Mike Cherry, national chairman at the Federation of Small Businesses (FSB) said:

“Overall, this is a business-friendly Budget. The Chancellor’s vision for an inclusive economy includes a set of measures that will boost confidence across the small business community as they face extremely challenging trading conditions.

“1.5 million modest-earning small firms and the self-employed will be relieved that we have seen off a VAT tax grab that would have caused huge economic damage. Instead, FSB is ready to work with the Treasury to simplify an over-complicated tax that on average takes a business a whole week to administer every year.

“We welcome the careful approach to protect diesel van drivers while at the same time addressing air quality. We also welcome the fuel duty freeze, which is vital to so many local businesses for customers, suppliers and staff.

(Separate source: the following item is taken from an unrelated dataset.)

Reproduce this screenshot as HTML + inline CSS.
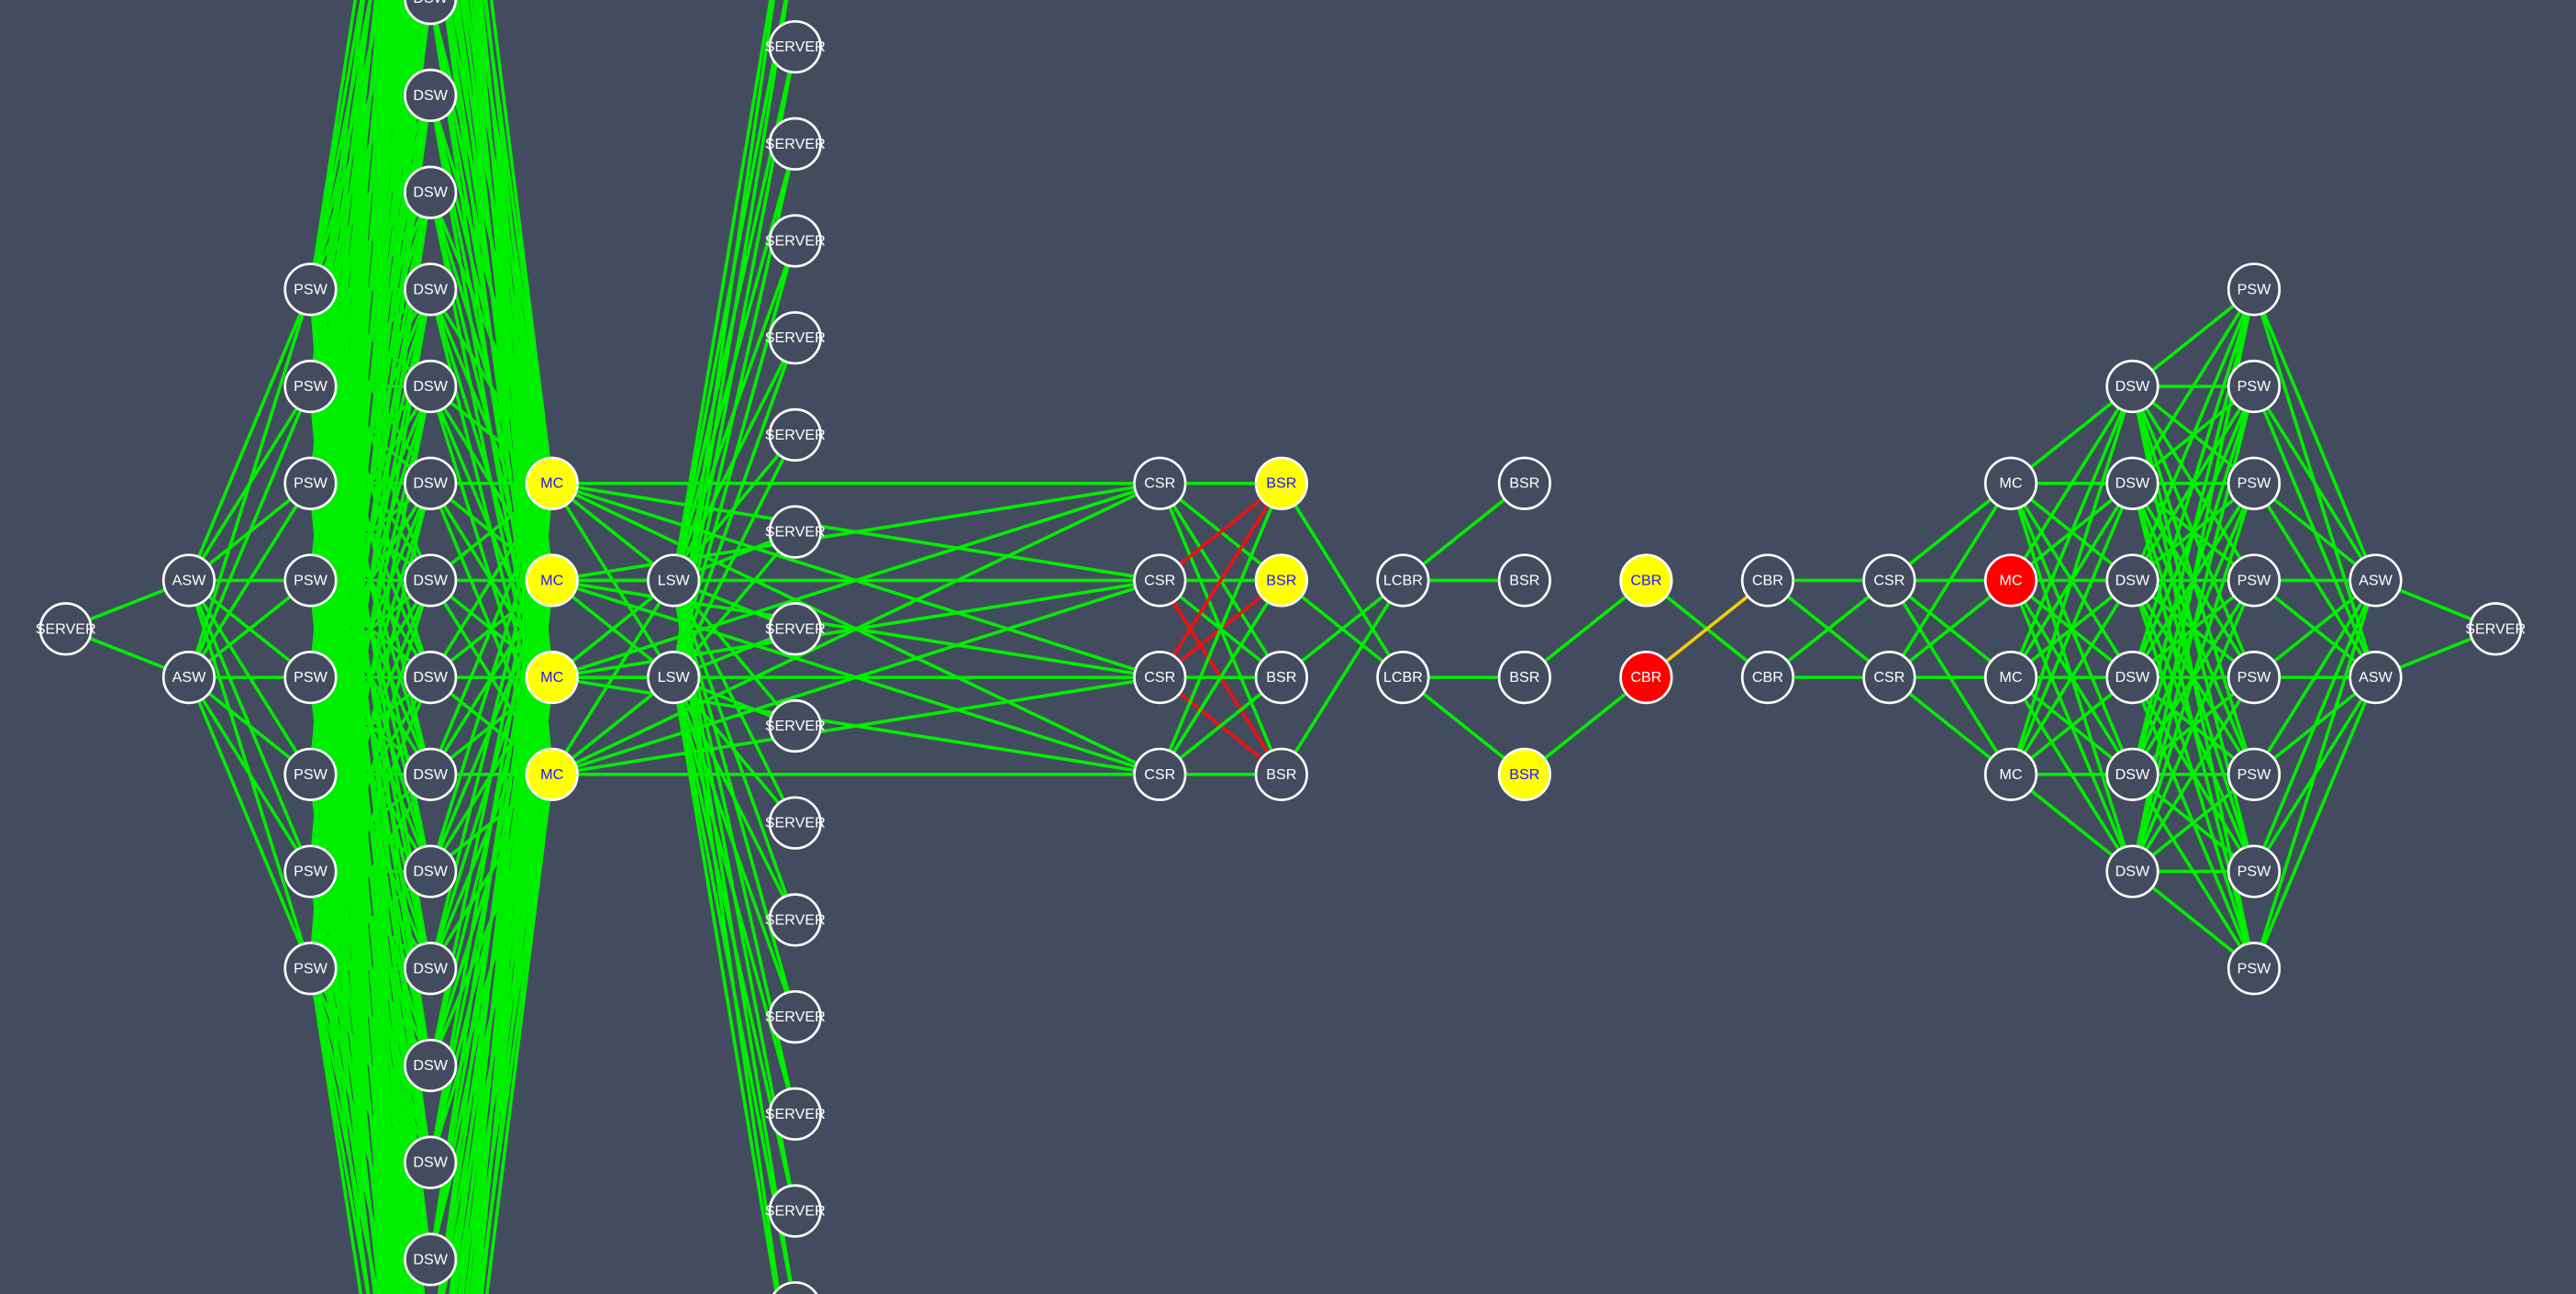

“FSB presented a series of reforms to the Chancellor to make the business rates system fit for the future, and we are delighted to see many taken on board to improve a tax that so badly undermines economic growth. We are particularly proud to see the elimination of the staircase tax, a victory that FSB has campaigned hard to secure over the last few months.

“The economic outlook remains extremely troubled, with high costs of doing business and inflationary pressures hitting confidence and deteriorating productivity and growth. New public sector headline investment will help, to scale-up the British Business Bank by two thirds as well as in research & development, local infrastructure, SME house-building, broadband and training. This must now be followed by practical detail in an ambitious Industrial Strategy next week.”

James Lowman, chief executive of the Association of Convenience Stores (ACS) said:

“Taken overall, this budget will have a net positive effect on local shops, which is good news for these important businesses and the communities they serve.

“We welcome the introduction of more frequent revaluations but only if this doesn’t place more burdens on retailers to assess and relay information on their properties to the Government. The introduction of more frequent revaluation must be delivered hand in hand with a simplification of the business rates system, where possible removing the smallest business from the burden of rates.

“The move from RPI to CPI for business rates indexation will reduce rates bills for local shops. However, the Government needs to ensure that existing reliefs are getting through to local shops that need it, currently 81 councils still haven’t set up schemes to distribute discretionary rate relief despite this being announced and funded in the March 2017 budget.

“The 4.4% increase in National Living Wage will mean retailers have to make tough choices in order to maintain staffing levels by delaying investment, reducing staff hours or reducing the number of people employed in their stores. We will continue to work with the Government to help them understand the impact the employment costs are on having on the convenience sector.”